§ Aim of the task
Exactly as written, retype the listing below, omitting the pictures.

§ Source data

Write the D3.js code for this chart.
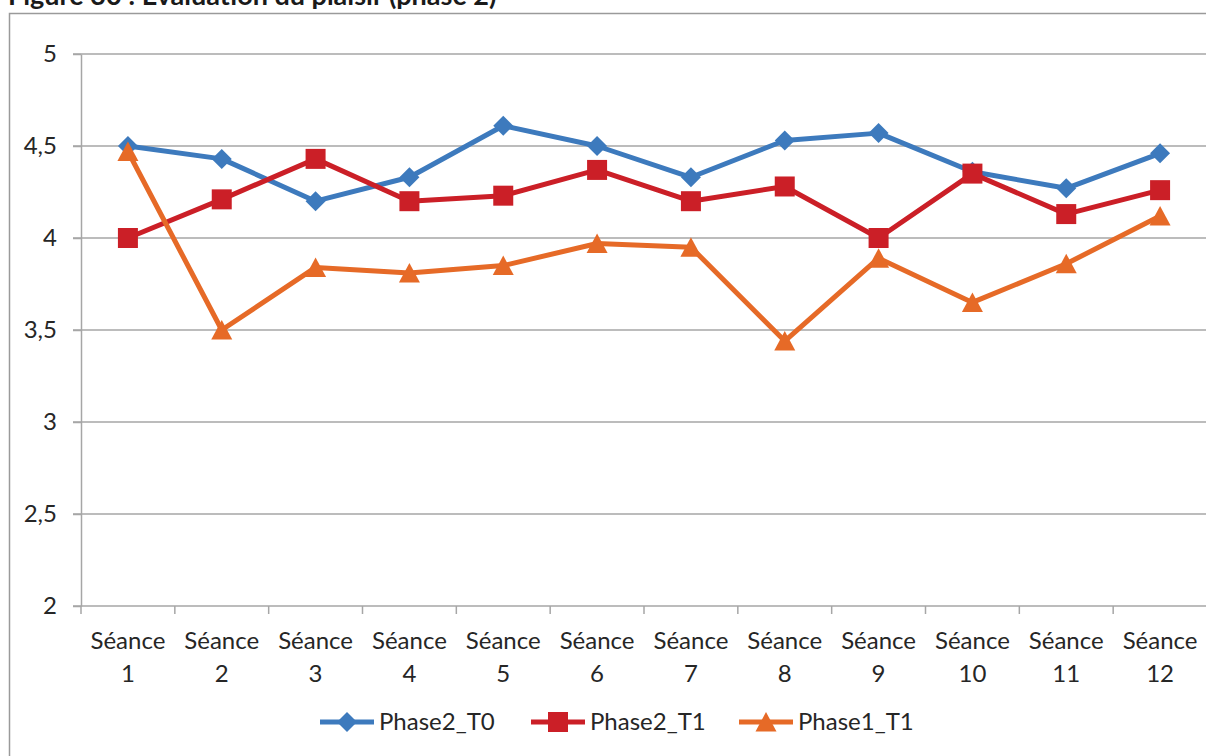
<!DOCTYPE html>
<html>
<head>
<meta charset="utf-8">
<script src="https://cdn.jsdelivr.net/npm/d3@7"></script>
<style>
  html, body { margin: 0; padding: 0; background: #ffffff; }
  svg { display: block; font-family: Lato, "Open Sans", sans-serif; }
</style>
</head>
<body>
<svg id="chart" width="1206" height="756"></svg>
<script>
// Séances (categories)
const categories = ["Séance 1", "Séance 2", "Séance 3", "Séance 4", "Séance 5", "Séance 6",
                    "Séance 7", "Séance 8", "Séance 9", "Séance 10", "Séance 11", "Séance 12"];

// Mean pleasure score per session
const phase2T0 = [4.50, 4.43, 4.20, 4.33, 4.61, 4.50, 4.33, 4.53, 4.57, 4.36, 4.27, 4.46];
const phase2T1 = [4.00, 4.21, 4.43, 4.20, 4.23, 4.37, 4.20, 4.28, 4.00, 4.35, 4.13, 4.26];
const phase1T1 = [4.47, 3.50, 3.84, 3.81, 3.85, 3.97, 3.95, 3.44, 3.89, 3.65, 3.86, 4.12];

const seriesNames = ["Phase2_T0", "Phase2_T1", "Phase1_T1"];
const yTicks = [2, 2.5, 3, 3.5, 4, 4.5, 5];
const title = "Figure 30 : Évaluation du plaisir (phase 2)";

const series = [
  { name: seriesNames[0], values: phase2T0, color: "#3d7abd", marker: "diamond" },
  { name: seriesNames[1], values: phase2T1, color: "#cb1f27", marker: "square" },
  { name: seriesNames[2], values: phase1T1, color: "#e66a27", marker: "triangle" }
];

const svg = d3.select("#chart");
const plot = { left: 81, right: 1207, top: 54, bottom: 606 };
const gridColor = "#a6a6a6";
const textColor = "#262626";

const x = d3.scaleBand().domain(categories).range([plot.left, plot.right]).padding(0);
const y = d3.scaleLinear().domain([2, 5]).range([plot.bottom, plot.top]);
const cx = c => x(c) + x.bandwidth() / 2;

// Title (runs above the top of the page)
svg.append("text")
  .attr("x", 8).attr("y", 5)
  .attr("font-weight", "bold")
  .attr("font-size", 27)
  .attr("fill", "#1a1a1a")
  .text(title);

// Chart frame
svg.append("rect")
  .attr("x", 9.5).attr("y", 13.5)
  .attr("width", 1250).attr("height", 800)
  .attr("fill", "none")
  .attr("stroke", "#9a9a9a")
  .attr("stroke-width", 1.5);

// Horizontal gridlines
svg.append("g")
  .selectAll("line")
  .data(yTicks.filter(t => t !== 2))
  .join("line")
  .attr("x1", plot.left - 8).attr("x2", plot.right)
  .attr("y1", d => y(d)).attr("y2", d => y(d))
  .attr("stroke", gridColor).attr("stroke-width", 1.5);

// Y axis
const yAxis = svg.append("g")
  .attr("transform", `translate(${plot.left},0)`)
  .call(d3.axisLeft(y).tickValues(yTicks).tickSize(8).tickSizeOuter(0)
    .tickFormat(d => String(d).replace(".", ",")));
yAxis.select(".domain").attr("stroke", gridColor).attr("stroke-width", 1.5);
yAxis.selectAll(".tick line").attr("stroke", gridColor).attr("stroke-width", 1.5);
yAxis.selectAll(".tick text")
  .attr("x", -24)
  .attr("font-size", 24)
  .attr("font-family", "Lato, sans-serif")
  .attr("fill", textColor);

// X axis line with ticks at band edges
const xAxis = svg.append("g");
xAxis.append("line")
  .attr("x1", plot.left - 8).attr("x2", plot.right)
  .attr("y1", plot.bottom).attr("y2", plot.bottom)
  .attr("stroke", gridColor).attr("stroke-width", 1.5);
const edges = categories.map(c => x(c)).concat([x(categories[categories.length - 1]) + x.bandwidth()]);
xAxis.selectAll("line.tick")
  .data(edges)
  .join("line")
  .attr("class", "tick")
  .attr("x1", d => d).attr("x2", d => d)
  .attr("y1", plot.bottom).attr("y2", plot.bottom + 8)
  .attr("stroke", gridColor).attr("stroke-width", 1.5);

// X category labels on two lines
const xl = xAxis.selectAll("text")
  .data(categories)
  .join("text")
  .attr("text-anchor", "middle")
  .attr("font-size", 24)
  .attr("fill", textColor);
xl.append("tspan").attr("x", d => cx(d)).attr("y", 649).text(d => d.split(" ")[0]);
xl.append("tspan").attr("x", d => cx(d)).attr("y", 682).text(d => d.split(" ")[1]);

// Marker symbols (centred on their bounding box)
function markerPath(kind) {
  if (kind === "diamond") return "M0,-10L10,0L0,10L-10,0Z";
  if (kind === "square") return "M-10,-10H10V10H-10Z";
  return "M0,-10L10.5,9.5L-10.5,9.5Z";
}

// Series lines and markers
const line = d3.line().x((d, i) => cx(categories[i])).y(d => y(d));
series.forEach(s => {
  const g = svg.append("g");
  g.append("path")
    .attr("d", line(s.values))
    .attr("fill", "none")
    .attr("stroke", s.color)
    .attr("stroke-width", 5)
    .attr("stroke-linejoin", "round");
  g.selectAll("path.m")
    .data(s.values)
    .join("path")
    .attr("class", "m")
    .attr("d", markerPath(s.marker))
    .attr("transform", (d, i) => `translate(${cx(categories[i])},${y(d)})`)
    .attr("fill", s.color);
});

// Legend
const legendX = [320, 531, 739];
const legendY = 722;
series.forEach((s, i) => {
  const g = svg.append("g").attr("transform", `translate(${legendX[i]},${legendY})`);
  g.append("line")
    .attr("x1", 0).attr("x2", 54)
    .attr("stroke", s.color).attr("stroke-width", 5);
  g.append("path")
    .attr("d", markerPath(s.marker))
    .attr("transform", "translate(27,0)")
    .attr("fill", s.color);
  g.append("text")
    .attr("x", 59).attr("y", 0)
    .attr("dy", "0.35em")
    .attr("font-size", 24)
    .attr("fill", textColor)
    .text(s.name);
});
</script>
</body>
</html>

§ Worked answer
Write the D3.js code for this chart.
<!DOCTYPE html>
<html>
<head>
<meta charset="utf-8">
<script src="https://cdn.jsdelivr.net/npm/d3@7"></script>
<style>
  html, body { margin: 0; padding: 0; background: #ffffff; }
  svg { display: block; font-family: Lato, "Open Sans", sans-serif; }
</style>
</head>
<body>
<svg id="chart" width="1206" height="756"></svg>
<script>
// Séances (categories)
const categories = ["Séance 1", "Séance 2", "Séance 3", "Séance 4", "Séance 5", "Séance 6",
                    "Séance 7", "Séance 8", "Séance 9", "Séance 10", "Séance 11", "Séance 12"];

// Mean pleasure score per session
const phase2T0 = [4.50, 4.43, 4.20, 4.33, 4.61, 4.50, 4.33, 4.53, 4.57, 4.36, 4.27, 4.46];
const phase2T1 = [4.00, 4.21, 4.43, 4.20, 4.23, 4.37, 4.20, 4.28, 4.00, 4.35, 4.13, 4.26];
const phase1T1 = [4.47, 3.50, 3.84, 3.81, 3.85, 3.97, 3.95, 3.44, 3.89, 3.65, 3.86, 4.12];

const seriesNames = ["Phase2_T0", "Phase2_T1", "Phase1_T1"];
const yTicks = [2, 2.5, 3, 3.5, 4, 4.5, 5];
const title = "Figure 30 : Évaluation du plaisir (phase 2)";

const series = [
  { name: seriesNames[0], values: phase2T0, color: "#3d7abd", marker: "diamond" },
  { name: seriesNames[1], values: phase2T1, color: "#cb1f27", marker: "square" },
  { name: seriesNames[2], values: phase1T1, color: "#e66a27", marker: "triangle" }
];

const svg = d3.select("#chart");
const plot = { left: 81, right: 1207, top: 54, bottom: 606 };
const gridColor = "#a6a6a6";
const textColor = "#262626";

const x = d3.scaleBand().domain(categories).range([plot.left, plot.right]).padding(0);
const y = d3.scaleLinear().domain([2, 5]).range([plot.bottom, plot.top]);
const cx = c => x(c) + x.bandwidth() / 2;

// Title (runs above the top of the page)
svg.append("text")
  .attr("x", 8).attr("y", 5)
  .attr("font-weight", "bold")
  .attr("font-size", 27)
  .attr("fill", "#1a1a1a")
  .text(title);

// Chart frame
svg.append("rect")
  .attr("x", 9.5).attr("y", 13.5)
  .attr("width", 1250).attr("height", 800)
  .attr("fill", "none")
  .attr("stroke", "#9a9a9a")
  .attr("stroke-width", 1.5);

// Horizontal gridlines
svg.append("g")
  .selectAll("line")
  .data(yTicks.filter(t => t !== 2))
  .join("line")
  .attr("x1", plot.left - 8).attr("x2", plot.right)
  .attr("y1", d => y(d)).attr("y2", d => y(d))
  .attr("stroke", gridColor).attr("stroke-width", 1.5);

// Y axis
const yAxis = svg.append("g")
  .attr("transform", `translate(${plot.left},0)`)
  .call(d3.axisLeft(y).tickValues(yTicks).tickSize(8).tickSizeOuter(0)
    .tickFormat(d => String(d).replace(".", ",")));
yAxis.select(".domain").attr("stroke", gridColor).attr("stroke-width", 1.5);
yAxis.selectAll(".tick line").attr("stroke", gridColor).attr("stroke-width", 1.5);
yAxis.selectAll(".tick text")
  .attr("x", -24)
  .attr("font-size", 24)
  .attr("font-family", "Lato, sans-serif")
  .attr("fill", textColor);

// X axis line with ticks at band edges
const xAxis = svg.append("g");
xAxis.append("line")
  .attr("x1", plot.left - 8).attr("x2", plot.right)
  .attr("y1", plot.bottom).attr("y2", plot.bottom)
  .attr("stroke", gridColor).attr("stroke-width", 1.5);
const edges = categories.map(c => x(c)).concat([x(categories[categories.length - 1]) + x.bandwidth()]);
xAxis.selectAll("line.tick")
  .data(edges)
  .join("line")
  .attr("class", "tick")
  .attr("x1", d => d).attr("x2", d => d)
  .attr("y1", plot.bottom).attr("y2", plot.bottom + 8)
  .attr("stroke", gridColor).attr("stroke-width", 1.5);

// X category labels on two lines
const xl = xAxis.selectAll("text")
  .data(categories)
  .join("text")
  .attr("text-anchor", "middle")
  .attr("font-size", 24)
  .attr("fill", textColor);
xl.append("tspan").attr("x", d => cx(d)).attr("y", 649).text(d => d.split(" ")[0]);
xl.append("tspan").attr("x", d => cx(d)).attr("y", 682).text(d => d.split(" ")[1]);

// Marker symbols (centred on their bounding box)
function markerPath(kind) {
  if (kind === "diamond") return "M0,-10L10,0L0,10L-10,0Z";
  if (kind === "square") return "M-10,-10H10V10H-10Z";
  return "M0,-10L10.5,9.5L-10.5,9.5Z";
}

// Series lines and markers
const line = d3.line().x((d, i) => cx(categories[i])).y(d => y(d));
series.forEach(s => {
  const g = svg.append("g");
  g.append("path")
    .attr("d", line(s.values))
    .attr("fill", "none")
    .attr("stroke", s.color)
    .attr("stroke-width", 5)
    .attr("stroke-linejoin", "round");
  g.selectAll("path.m")
    .data(s.values)
    .join("path")
    .attr("class", "m")
    .attr("d", markerPath(s.marker))
    .attr("transform", (d, i) => `translate(${cx(categories[i])},${y(d)})`)
    .attr("fill", s.color);
});

// Legend
const legendX = [320, 531, 739];
const legendY = 722;
series.forEach((s, i) => {
  const g = svg.append("g").attr("transform", `translate(${legendX[i]},${legendY})`);
  g.append("line")
    .attr("x1", 0).attr("x2", 54)
    .attr("stroke", s.color).attr("stroke-width", 5);
  g.append("path")
    .attr("d", markerPath(s.marker))
    .attr("transform", "translate(27,0)")
    .attr("fill", s.color);
  g.append("text")
    .attr("x", 59).attr("y", 0)
    .attr("dy", "0.35em")
    .attr("font-size", 24)
    .attr("fill", textColor)
    .text(s.name);
});
</script>
</body>
</html>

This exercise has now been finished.